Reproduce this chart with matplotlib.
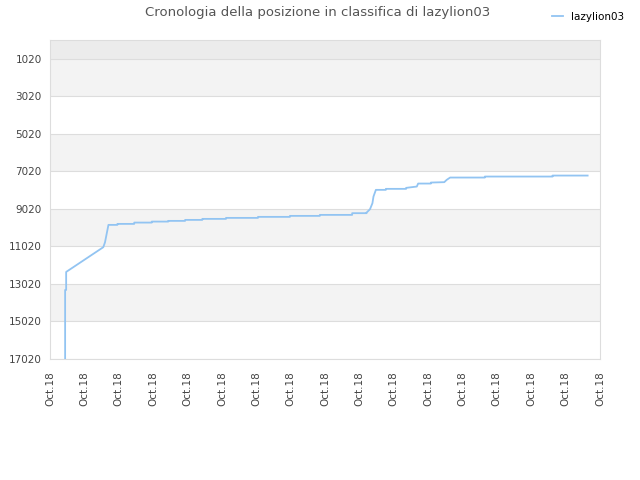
import matplotlib
matplotlib.use("Agg")
import matplotlib.pyplot as plt

# ranking history (x in tick-step units, y = position)
steps = [0.44, 0.44, 0.47, 0.47, 1.55, 1.60, 1.70, 1.96, 1.96, 2.45, 2.45, 2.96, 2.96,
         3.44, 3.44, 3.93, 3.93, 4.43, 4.43, 5.12, 5.12, 6.05, 6.05, 6.98, 6.98,
         7.85, 7.85, 8.79, 8.79, 9.21, 9.21, 9.31, 9.38, 9.41, 9.48, 9.77, 9.77,
         10.36, 10.36, 10.67, 10.71, 11.08, 11.08, 11.47, 11.54, 11.64, 12.65,
         12.65, 14.62, 14.62, 15.64]
positions = [17020, 13340, 13340, 12380, 11062, 10800, 9873, 9873, 9820, 9820, 9750,
             9750, 9697, 9697, 9660, 9660, 9607, 9607, 9553, 9553, 9500, 9500, 9446,
             9446, 9393, 9393, 9340, 9340, 9249, 9249, 9217, 9035, 8716, 8364, 8006,
             8006, 7953, 7953, 7900, 7830, 7670, 7670, 7617, 7596, 7473, 7350, 7350,
             7297, 7297, 7244, 7244]
y_ticks = [1020, 3020, 5020, 7020, 9020, 11020, 13020, 15020, 17020]
x_labels = ["Oct.18"] * 17

fig = plt.figure(figsize=(6.4, 4.8), dpi=100)
ax = fig.add_axes([50 / 640, 1 - 359 / 480, 550 / 640, 319 / 480])

# alternating background bands
ax.axhspan(20, y_ticks[0], color="#ececec", lw=0, zorder=0)
for i in range(len(y_ticks) - 1):
    col = "#f3f3f3" if i % 2 == 0 else "#ffffff"
    ax.axhspan(y_ticks[i], y_ticks[i + 1], color=col, lw=0, zorder=0)
for t in y_ticks:
    ax.axhline(t, color="#dddddd", lw=0.8, zorder=1)

ax.plot(steps, positions, color="#92c4f2", lw=1.3, zorder=3, label="lazylion03")

ax.set_ylim(17020, 20)
ax.set_xlim(0, 16)
ax.set_yticks(y_ticks)
ax.set_xticks(range(17))
ax.set_xticklabels(x_labels, rotation=90)
ax.tick_params(length=0, labelsize=7.5, colors="#444444", pad=6)
ax.tick_params(axis="x", pad=9)
for s in ax.spines.values():
    s.set_color("#dddddd")

fig.suptitle("Cronologia della posizione in classifica di lazylion03",
             x=0.497, y=0.988, fontsize=9.5, color="#555555")
fig.legend(loc="upper right", bbox_to_anchor=(0.99, 0.995), frameon=False,
           fontsize=7.5, handlelength=1.0, handletextpad=0.8)

fig.savefig("out.png", dpi=100)
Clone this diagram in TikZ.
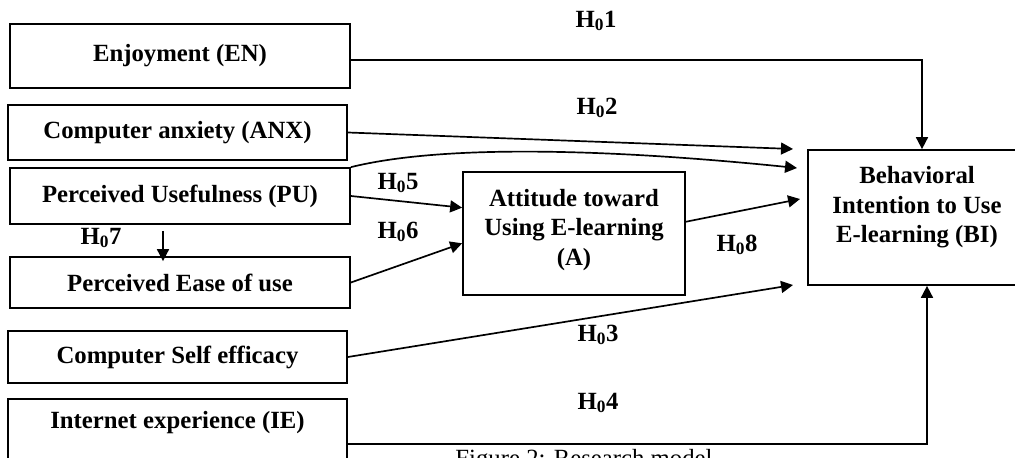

○ ○ ○ ○ ○

The task: Copy out the records above in full, exactly as written, but not the pictures.

Solution for this task:
Reproduce this chart with matplotlib.
import matplotlib
matplotlib.use("Agg")
import matplotlib.pyplot as plt

# ranking history (x in tick-step units, y = position)
steps = [0.44, 0.44, 0.47, 0.47, 1.55, 1.60, 1.70, 1.96, 1.96, 2.45, 2.45, 2.96, 2.96,
         3.44, 3.44, 3.93, 3.93, 4.43, 4.43, 5.12, 5.12, 6.05, 6.05, 6.98, 6.98,
         7.85, 7.85, 8.79, 8.79, 9.21, 9.21, 9.31, 9.38, 9.41, 9.48, 9.77, 9.77,
         10.36, 10.36, 10.67, 10.71, 11.08, 11.08, 11.47, 11.54, 11.64, 12.65,
         12.65, 14.62, 14.62, 15.64]
positions = [17020, 13340, 13340, 12380, 11062, 10800, 9873, 9873, 9820, 9820, 9750,
             9750, 9697, 9697, 9660, 9660, 9607, 9607, 9553, 9553, 9500, 9500, 9446,
             9446, 9393, 9393, 9340, 9340, 9249, 9249, 9217, 9035, 8716, 8364, 8006,
             8006, 7953, 7953, 7900, 7830, 7670, 7670, 7617, 7596, 7473, 7350, 7350,
             7297, 7297, 7244, 7244]
y_ticks = [1020, 3020, 5020, 7020, 9020, 11020, 13020, 15020, 17020]
x_labels = ["Oct.18"] * 17

fig = plt.figure(figsize=(6.4, 4.8), dpi=100)
ax = fig.add_axes([50 / 640, 1 - 359 / 480, 550 / 640, 319 / 480])

# alternating background bands
ax.axhspan(20, y_ticks[0], color="#ececec", lw=0, zorder=0)
for i in range(len(y_ticks) - 1):
    col = "#f3f3f3" if i % 2 == 0 else "#ffffff"
    ax.axhspan(y_ticks[i], y_ticks[i + 1], color=col, lw=0, zorder=0)
for t in y_ticks:
    ax.axhline(t, color="#dddddd", lw=0.8, zorder=1)

ax.plot(steps, positions, color="#92c4f2", lw=1.3, zorder=3, label="lazylion03")

ax.set_ylim(17020, 20)
ax.set_xlim(0, 16)
ax.set_yticks(y_ticks)
ax.set_xticks(range(17))
ax.set_xticklabels(x_labels, rotation=90)
ax.tick_params(length=0, labelsize=7.5, colors="#444444", pad=6)
ax.tick_params(axis="x", pad=9)
for s in ax.spines.values():
    s.set_color("#dddddd")

fig.suptitle("Cronologia della posizione in classifica di lazylion03",
             x=0.497, y=0.988, fontsize=9.5, color="#555555")
fig.legend(loc="upper right", bbox_to_anchor=(0.99, 0.995), frameon=False,
           fontsize=7.5, handlelength=1.0, handletextpad=0.8)

fig.savefig("out.png", dpi=100)
Clone this diagram in TikZ.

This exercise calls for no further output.